The TV series is from a company called VidAngel that allows parents to control their children’s viewing habits. Users of VidAngel can skip inappropriate scenes on streaming platforms such as Netflix and Prime Video.
The Chosen exemplifies how equity crowdfunding can fund projects outside of the norm of major metro media. In a previous article, we talked about the importance of social networks for legitimizing creative production. Producers are likely to succeed first in a small network often located in a specific geographic area.
Equity Crowdfunding allows for new market entrants to compete with geographic strongholds. Crowdfunding will likely continue to push decentralization of creative industries outside of the major metros.
Numerous groups note the Christian or family themes in mainstream movie releases. There is a large industry that seeks to supply creative, faith-based content.

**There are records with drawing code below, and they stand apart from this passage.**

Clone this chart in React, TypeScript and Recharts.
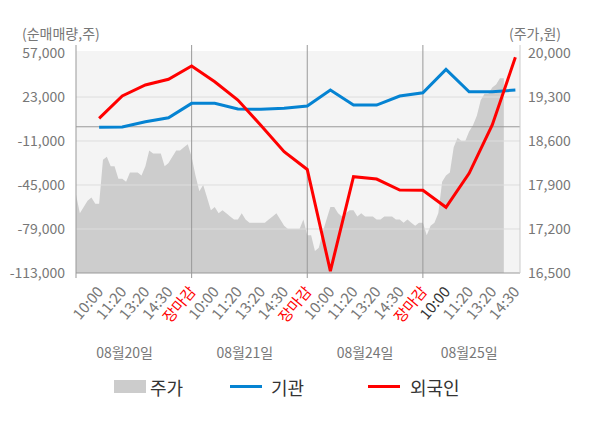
import React from 'react';
import {
  ComposedChart, Area, Line, XAxis, YAxis, ReferenceLine, ReferenceArea,
} from 'recharts';

// label slots: 5 per trading day, the last one is the close
const timeLabels = ['10:00', '11:20', '13:20', '14:30', '장마감'];
const dayNames = ['08월20일', '08월21일', '08월24일', '08월25일'];
const dayNamePos = [2.1, 7.3, 12.5, 17];

// net buy volume (shares) at each label slot 1..19
const foreign = [
  6500, 23800, 32300, 36700, 47000,
  34800, 20700, 1000, -19300, -33000,
  -111500, -38600, -40400, -48900, -49000,
  -62200, -36000, 1400, 53700,
];
const institution = [
  -300, -200, 3900, 7000, 18100,
  18100, 13700, 13500, 14300, 16000,
  28400, 16800, 16800, 23800, 26300,
  44400, 27100, 27100, 28400,
];

// share price (won), 6 samples per label slot
const priceDay1 = [
  17750, 17450, 17550, 17650, 17700, 17600, 17600, 18300, 18350, 18200,
  18200, 18000, 18000, 17950, 18100, 18100, 18100, 18050, 18200, 18450,
  18400, 18400, 18400, 18200, 18250, 18350, 18450, 18450, 18500, 18550,
];
const priceDay2 = [
  18350, 18050, 17800, 17900, 17700, 17500, 17550, 17450, 17500, 17450,
  17400, 17350, 17350, 17450, 17350, 17300, 17300, 17300, 17300, 17300,
  17350, 17400, 17450, 17350, 17250, 17200, 17200, 17200, 17200, 17350,
];
const priceDay3 = [
  17100, 17100, 16850, 16900, 17150, 17350, 17550, 17550, 17450, 17400,
  17450, 17500, 17500, 17400, 17450, 17400, 17400, 17400, 17350, 17350,
  17400, 17400, 17400, 17350, 17350, 17300, 17350, 17300, 17250, 17300,
];
const priceDay4 = [
  17300, 17100, 17250, 17300, 17450, 17950, 18050, 18100, 18500, 18650,
  18600, 18600, 18750, 18850, 19000, 19250, 19350, 19350, 19450, 19500,
  19600, 19600,
];
const priceDays = [priceDay1, priceDay2, priceDay3, priceDay4];

const leftTicks = [-113000, -79000, -45000, -11000, 23000, 57000];
const rightTicks = [16500, 17200, 17900, 18600, 19300, 20000];
const slotTicks = foreign.map((_, i) => i + 1);
const dayBounds = [0, 5, 10, 15];

const PER_SLOT = 6;

const rows = new Map<number, any>();
priceDays.forEach((arr, d) => {
  arr.forEach((p, k) => {
    const key = d * 5 * PER_SLOT + k;
    rows.set(key, { x: key / PER_SLOT, price: p });
  });
});
foreign.forEach((v, i) => {
  const key = (i + 1) * PER_SLOT;
  const r = rows.get(key) ?? { x: key / PER_SLOT };
  r.foreign = v;
  r.inst = institution[i];
  rows.set(key, r);
});
const chartData = Array.from(rows.values()).sort((a, b) => a.x - b.x);

const GRAY = '#777777';

const TimeTick = (props: any) => {
  const { x, y, payload } = props;
  const i = Math.round(payload.value);
  const label = timeLabels[(i - 1) % 5];
  const color = label === '장마감' ? '#ff0000' : i === 16 ? '#333333' : GRAY;
  const ax = x + 5;
  const ay = y + 11;
  return (
    <text x={ax} y={ay} transform={`rotate(-50 ${ax} ${ay})`} textAnchor="end" fill={color} fontSize={15}>
      {label}
    </text>
  );
};

const DayTick = (props: any) => {
  const { x, y, payload } = props;
  const idx = dayNamePos.indexOf(payload.value);
  return (
    <text x={x} y={y + 12} textAnchor="middle" fill={GRAY} fontSize={14}>
      {dayNames[idx]}
    </text>
  );
};

const fmt = (v: number) => v.toLocaleString('en-US');

const abs = (left: number, top: number, extra: React.CSSProperties = {}): React.CSSProperties => ({
  position: 'absolute', left, top, ...extra,
});

export default function App() {
  return (
    <div style={{ position: 'absolute', left: 0, top: 0, width: 600, height: 428, background: '#fff', fontFamily: '"Noto Sans CJK KR", "Noto Sans", sans-serif' }}>
      <div style={abs(22, 25, { fontSize: 14, color: GRAY, lineHeight: '16px' })}>(순매매량,주)</div>
      <div style={abs(509, 25, { fontSize: 14, color: GRAY, lineHeight: '16px' })}>(주가,원)</div>

      <ComposedChart width={600} height={428} data={chartData} margin={{ top: 45, right: 0, left: 0, bottom: 60 }}>
        <XAxis
          xAxisId="a" dataKey="x" type="number" domain={[0, 19.2]} ticks={slotTicks} interval={0}
          allowDataOverflow tick={<TimeTick />} tickLine={false} axisLine={{ stroke: '#999999' }} height={65}
        />
        <XAxis
          xAxisId="b" dataKey="x" type="number" domain={[0, 19.2]} ticks={dayNamePos} interval={0}
          allowDataOverflow tick={<DayTick />} tickLine={false} axisLine={false} height={30}
        />
        <YAxis
          yAxisId="left" type="number" domain={[-113000, 63200]} ticks={leftTicks} allowDataOverflow
          width={76} axisLine={false} tickLine={false} tickMargin={5} tickFormatter={fmt}
          tick={{ fill: GRAY, fontSize: 14 }}
        />
        <YAxis
          yAxisId="right" orientation="right" type="number" domain={[16500, 20127]} ticks={rightTicks}
          allowDataOverflow width={80} axisLine={{ stroke: '#cccccc' }} tickLine={false} tickFormatter={fmt}
          tick={{ fill: GRAY, fontSize: 14 }}
        />

        <ReferenceArea xAxisId="a" yAxisId="left" x1={0} x2={19.2} y1={-113000} y2={58500} fill="#f4f4f4" fillOpacity={1} stroke="none" />
        {leftTicks.slice(1, 5).map((t) => (
          <ReferenceLine key={t} xAxisId="a" yAxisId="left" y={t} stroke="#dddddd" strokeWidth={1} />
        ))}

        <Area
          xAxisId="a" yAxisId="right" type="linear" dataKey="price" fill="#cdcdcd" fillOpacity={1}
          stroke="none" isAnimationActive={false} dot={false} activeDot={false}
        />

        <ReferenceLine xAxisId="a" yAxisId="left" y={0} stroke="#999999" strokeWidth={1} />
        {dayBounds.map((b) => (
          <ReferenceLine
            key={b} xAxisId="a" yAxisId="left" ifOverflow="visible" stroke="#999999" strokeWidth={1}
            segment={[{ x: b, y: -116900 }, { x: b, y: 63200 }]}
          />
        ))}

        <Line
          xAxisId="a" yAxisId="left" type="linear" dataKey="inst" stroke="#0583d2" strokeWidth={3}
          dot={false} activeDot={false} connectNulls isAnimationActive={false}
        />
        <Line
          xAxisId="a" yAxisId="left" type="linear" dataKey="foreign" stroke="#ff0000" strokeWidth={3}
          dot={false} activeDot={false} connectNulls isAnimationActive={false}
        />
      </ComposedChart>

      <div style={abs(114, 380, { width: 32, height: 13, background: '#cccccc' })} />
      <div style={abs(150, 375, { fontSize: 18, color: '#333', lineHeight: '24px' })}>주가</div>
      <div style={abs(230, 385, { width: 32, height: 3, background: '#0583d2' })} />
      <div style={abs(271, 375, { fontSize: 18, color: '#333', lineHeight: '24px' })}>기관</div>
      <div style={abs(368, 385, { width: 32, height: 3, background: '#ff0000' })} />
      <div style={abs(410, 375, { fontSize: 18, color: '#333', lineHeight: '24px' })}>외국인</div>
    </div>
  );
}
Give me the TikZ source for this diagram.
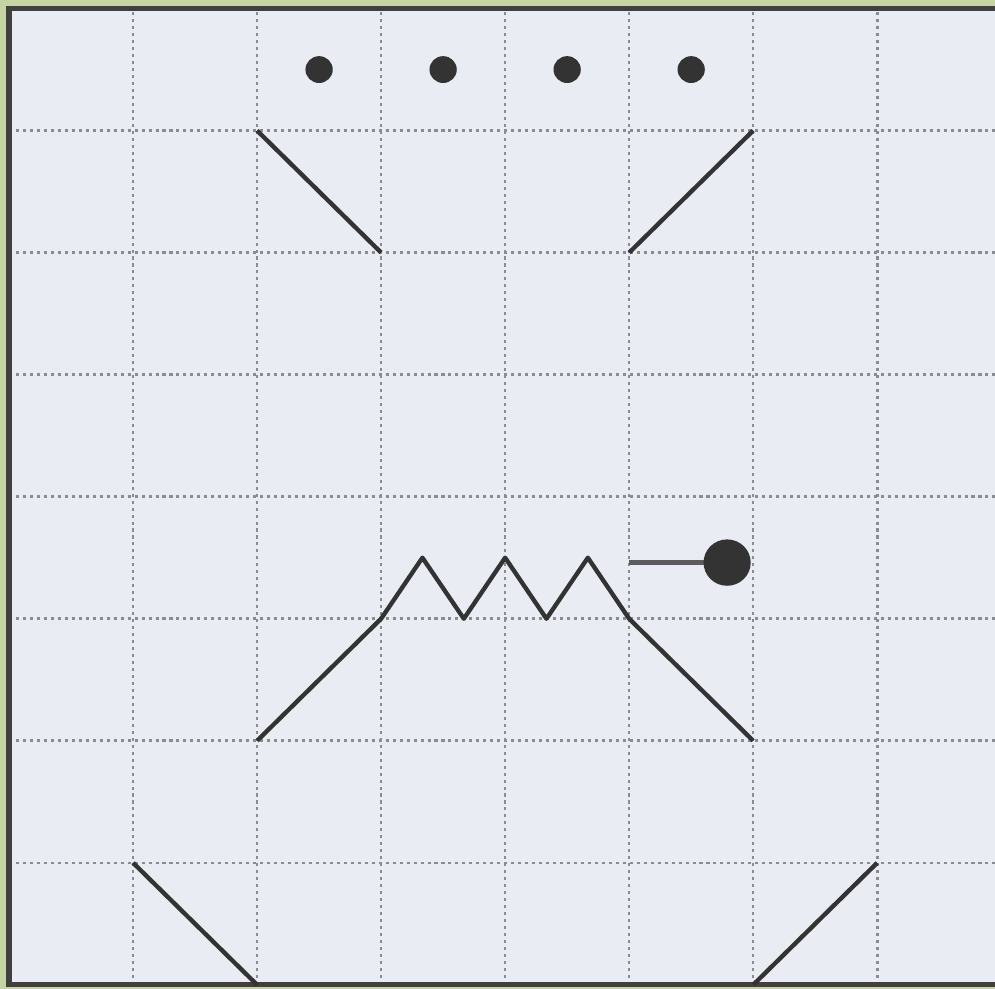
\documentclass[tikz,border=0pt]{standalone}
\usepackage{tikz}

\definecolor{paper}{HTML}{EAECF3}
\definecolor{mat}{HTML}{C6D3A2}
\definecolor{ink}{HTML}{333333}
\definecolor{gridgray}{HTML}{8A8C94}

\begin{document}
\begin{tikzpicture}[x=1cm, y=0.984cm, line width=1pt, ink]

  \useasboundingbox (-0.073, -0.033) rectangle (7.95, 8.07);

  % -- Mat and sheet --
  \fill[mat] (-0.073, -0.033) rectangle (7.95, 8.07);
  \fill[paper] (0, 0) rectangle (7.95, 8);

  % -- Grid --
  \foreach \k in {1,...,7} {
    \draw[gridgray, line width=0.6pt, dash pattern=on 0.7pt off 0.9pt] (\k, 0) -- (\k, 8);
    \draw[gridgray, line width=0.6pt, dash pattern=on 0.7pt off 0.9pt] (0, \k) -- (7.95, \k);
  }

  % -- Frame --
  \draw[line width=1.2pt, black!75] (7.95, 8) -- (0, 8) -- (0, 0) -- (7.95, 0);

  % -- Row of dots --
  \foreach \x in {2.5, 3.5, 4.5, 5.5}
    \fill (\x, 7.5) circle (0.11);

  % -- Brows --
  \draw (2, 7) -- (3, 6);
  \draw (6, 7) -- (5, 6);

  % -- Zigzag mouth --
  \draw[line join=round] (2, 2) -- (3, 3) -- (3.333, 3.5) -- (3.667, 3) -- (4, 3.5)
    -- (4.333, 3) -- (4.667, 3.5) -- (5, 3) -- (6, 2);

  % -- Stalk with ball --
  \draw[ink!80] (5, 3.46) -- (5.7, 3.46);
  \fill (5.79, 3.46) circle (0.19);

  % -- Lower corners --
  \draw (1, 1) -- (2, 0);
  \draw (7, 1) -- (6, 0);

\end{tikzpicture}
\end{document}
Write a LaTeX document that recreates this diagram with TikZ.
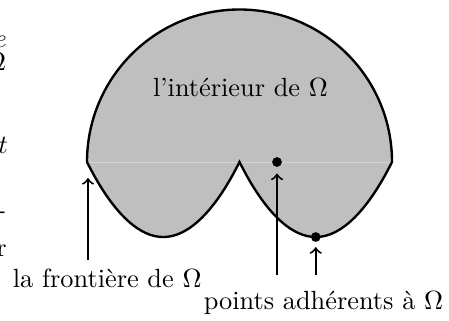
\documentclass[tikz,border=0pt]{standalone}
\begin{document}
\begin{tikzpicture}[x=0.38pt,y=0.38pt,
  outline/.style={line width=0.9pt},
  seam/.style={line width=0.35pt,black!17},
  arr/.style={->,line width=0.75pt},
  lab/.style={inner sep=0pt,anchor=base},
  frag/.style={inner sep=0pt,anchor=base east},
  dot/.style={circle,fill=black,inner sep=0pt,minimum size=3.7pt}]
\useasboundingbox (0,0) rectangle (449,320);
% fragments of text cut by the left edge
\node[frag] (f1) at (7.3,273) {$e$};
\node[frag] (f2) at (6.7,250) {$\Omega$};
\node[frag] (f3) at (8.3,167) {$t$};
\node[frag] (f4) at (6.7,101.5) {-};
\node[frag] (f5) at (7.3,64) {r};
% the set
\coordinate (A) at (87,158);
\coordinate (C) at (239.5,158);
\coordinate (B) at (392,158);
\coordinate (L) at (163.25,83);
\coordinate (R) at (315.75,83);
\fill[lightgray] (A) arc[start angle=180,end angle=0,radius=152.5] -- cycle;
\fill[lightgray] (A) parabola bend (L) (C) parabola bend (R) (B) -- cycle;
\draw[seam] (A) -- (B);
\draw[outline] (A) arc[start angle=180,end angle=0,radius=152.5]
  parabola bend (R) (C) parabola bend (L) (A);
\node[lab] (int) at (240.5,224) {l'intérieur de $\Omega$};
\node[dot] (p1) at (277,158) {};
\node[dot] (p2) at (R) {};
% labels
\node[lab] (fr) at (107.2,33) {la frontière de $\Omega$};
\node[lab] (ad) at (323.5,10.7) {points adhérents à $\Omega$};
% arrows
\coordinate (a1s) at (88,60);
\coordinate (a1t) at (88,142);
\coordinate (a2s) at (277,45);
\coordinate (a3s) at (315.75,45);
\draw[arr] (a1s) -- (a1t);
\draw[arr] (a2s) -- ([yshift=-11.5*0.38pt]p1.center);
\draw[arr] (a3s) -- ([yshift=-1.8pt]p2.south);
\end{tikzpicture}
\end{document}
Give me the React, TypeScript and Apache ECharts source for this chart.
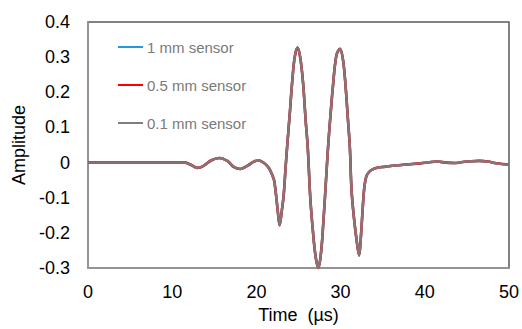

New capital markets allow competitors to take on incumbents, whatever one’s cultural or religious affiliation and encourages healthy competition, Healthy competition is good for the industry.
However, there is a cultural divergence that could occur as media decentralizes, like the divergence caused by social media platforms as users become siloed in echo chambers.
Economic Benefits of Open Capital Markets
The benefits for national economies, in the specific case of creative industries, can be substantial as regions outside of major production hubs can now fund creators. As the economy increasingly automates unskilled labor, creative industries are an important employment respite and a tool to revitalize the cultures of economically displaced regions.
Currently, many regions cannot develop their own creative markets or economies due to the lack of funding in smaller regions. The top-down investment model leaves creative producers out unless they are located near the major hubs of production.